Do this
Copy whichever lines contain the string "Output".

Source material
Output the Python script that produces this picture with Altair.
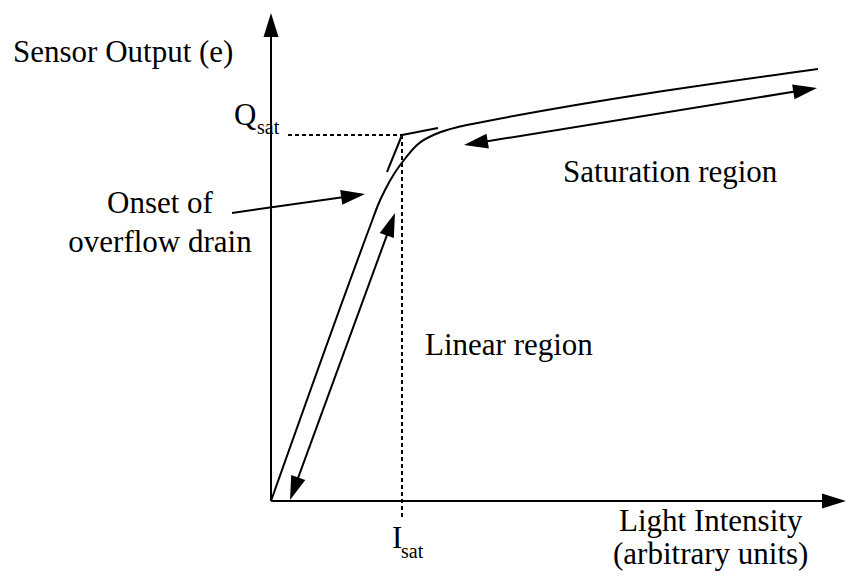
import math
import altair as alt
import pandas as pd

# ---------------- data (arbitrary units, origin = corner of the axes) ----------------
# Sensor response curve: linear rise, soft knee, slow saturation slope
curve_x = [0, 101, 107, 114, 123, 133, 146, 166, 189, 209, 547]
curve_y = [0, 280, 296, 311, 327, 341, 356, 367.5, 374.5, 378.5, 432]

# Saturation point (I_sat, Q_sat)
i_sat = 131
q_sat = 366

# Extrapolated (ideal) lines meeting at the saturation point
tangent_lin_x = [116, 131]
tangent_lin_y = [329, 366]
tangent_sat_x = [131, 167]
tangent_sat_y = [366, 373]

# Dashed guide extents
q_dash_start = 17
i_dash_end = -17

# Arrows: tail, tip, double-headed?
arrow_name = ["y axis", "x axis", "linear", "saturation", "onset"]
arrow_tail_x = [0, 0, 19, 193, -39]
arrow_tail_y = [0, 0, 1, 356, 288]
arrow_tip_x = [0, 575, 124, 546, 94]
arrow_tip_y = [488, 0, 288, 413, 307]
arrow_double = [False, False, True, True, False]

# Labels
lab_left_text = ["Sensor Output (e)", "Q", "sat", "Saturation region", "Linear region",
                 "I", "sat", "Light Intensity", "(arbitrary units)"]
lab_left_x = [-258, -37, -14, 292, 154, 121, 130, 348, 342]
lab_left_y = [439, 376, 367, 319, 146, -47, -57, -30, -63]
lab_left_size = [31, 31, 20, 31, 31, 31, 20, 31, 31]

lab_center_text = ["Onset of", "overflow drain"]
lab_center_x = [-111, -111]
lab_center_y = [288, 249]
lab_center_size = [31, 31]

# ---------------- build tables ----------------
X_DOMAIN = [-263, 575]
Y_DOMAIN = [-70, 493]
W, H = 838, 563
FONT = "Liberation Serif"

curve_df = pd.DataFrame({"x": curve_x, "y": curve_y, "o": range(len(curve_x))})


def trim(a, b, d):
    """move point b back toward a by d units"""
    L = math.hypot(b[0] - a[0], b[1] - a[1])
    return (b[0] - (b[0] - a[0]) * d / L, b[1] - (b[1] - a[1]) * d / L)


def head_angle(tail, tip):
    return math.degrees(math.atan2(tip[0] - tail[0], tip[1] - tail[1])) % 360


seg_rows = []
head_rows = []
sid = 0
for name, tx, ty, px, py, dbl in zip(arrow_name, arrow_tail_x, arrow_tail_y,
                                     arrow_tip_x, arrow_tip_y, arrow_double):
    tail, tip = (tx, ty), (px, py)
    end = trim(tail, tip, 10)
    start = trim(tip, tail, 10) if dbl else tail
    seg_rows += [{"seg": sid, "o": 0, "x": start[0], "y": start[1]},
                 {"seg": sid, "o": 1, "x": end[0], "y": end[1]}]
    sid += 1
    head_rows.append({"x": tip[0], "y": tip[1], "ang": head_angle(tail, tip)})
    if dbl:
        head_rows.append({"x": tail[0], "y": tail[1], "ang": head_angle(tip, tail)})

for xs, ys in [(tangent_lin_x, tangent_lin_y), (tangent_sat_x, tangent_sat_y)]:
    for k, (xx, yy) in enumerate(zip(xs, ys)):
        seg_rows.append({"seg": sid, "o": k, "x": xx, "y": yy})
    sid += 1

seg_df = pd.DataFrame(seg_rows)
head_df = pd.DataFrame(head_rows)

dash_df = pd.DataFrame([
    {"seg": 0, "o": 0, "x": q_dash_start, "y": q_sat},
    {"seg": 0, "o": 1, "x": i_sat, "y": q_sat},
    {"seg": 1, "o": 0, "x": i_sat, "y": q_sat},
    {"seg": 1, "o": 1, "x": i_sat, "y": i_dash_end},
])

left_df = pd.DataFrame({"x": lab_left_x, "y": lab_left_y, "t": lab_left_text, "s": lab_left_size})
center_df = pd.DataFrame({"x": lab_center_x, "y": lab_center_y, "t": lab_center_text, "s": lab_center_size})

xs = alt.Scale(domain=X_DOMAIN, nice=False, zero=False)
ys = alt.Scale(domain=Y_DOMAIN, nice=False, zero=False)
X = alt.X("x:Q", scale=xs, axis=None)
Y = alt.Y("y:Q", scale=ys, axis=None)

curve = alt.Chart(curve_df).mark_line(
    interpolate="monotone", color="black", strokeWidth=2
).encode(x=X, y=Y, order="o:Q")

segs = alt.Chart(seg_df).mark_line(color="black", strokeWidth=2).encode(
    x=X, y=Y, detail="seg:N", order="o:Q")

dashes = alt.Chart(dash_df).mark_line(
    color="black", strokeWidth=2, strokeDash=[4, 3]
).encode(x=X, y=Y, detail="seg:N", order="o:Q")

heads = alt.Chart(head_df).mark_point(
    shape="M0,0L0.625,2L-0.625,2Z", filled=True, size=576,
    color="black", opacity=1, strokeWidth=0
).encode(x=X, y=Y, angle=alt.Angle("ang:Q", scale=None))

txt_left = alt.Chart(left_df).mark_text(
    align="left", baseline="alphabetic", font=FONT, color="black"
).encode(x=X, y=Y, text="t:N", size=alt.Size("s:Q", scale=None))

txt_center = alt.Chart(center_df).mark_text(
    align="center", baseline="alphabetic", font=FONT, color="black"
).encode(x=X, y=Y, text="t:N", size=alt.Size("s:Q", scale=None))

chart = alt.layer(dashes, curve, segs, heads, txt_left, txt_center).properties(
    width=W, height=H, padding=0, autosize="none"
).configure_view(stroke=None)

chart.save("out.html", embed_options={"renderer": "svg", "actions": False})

Answer for this exercise
Output the Python script that produces this picture with Altair.
lab_left_text = ["Sensor Output (e)", "Q", "sat", "Saturation region", "Linear region",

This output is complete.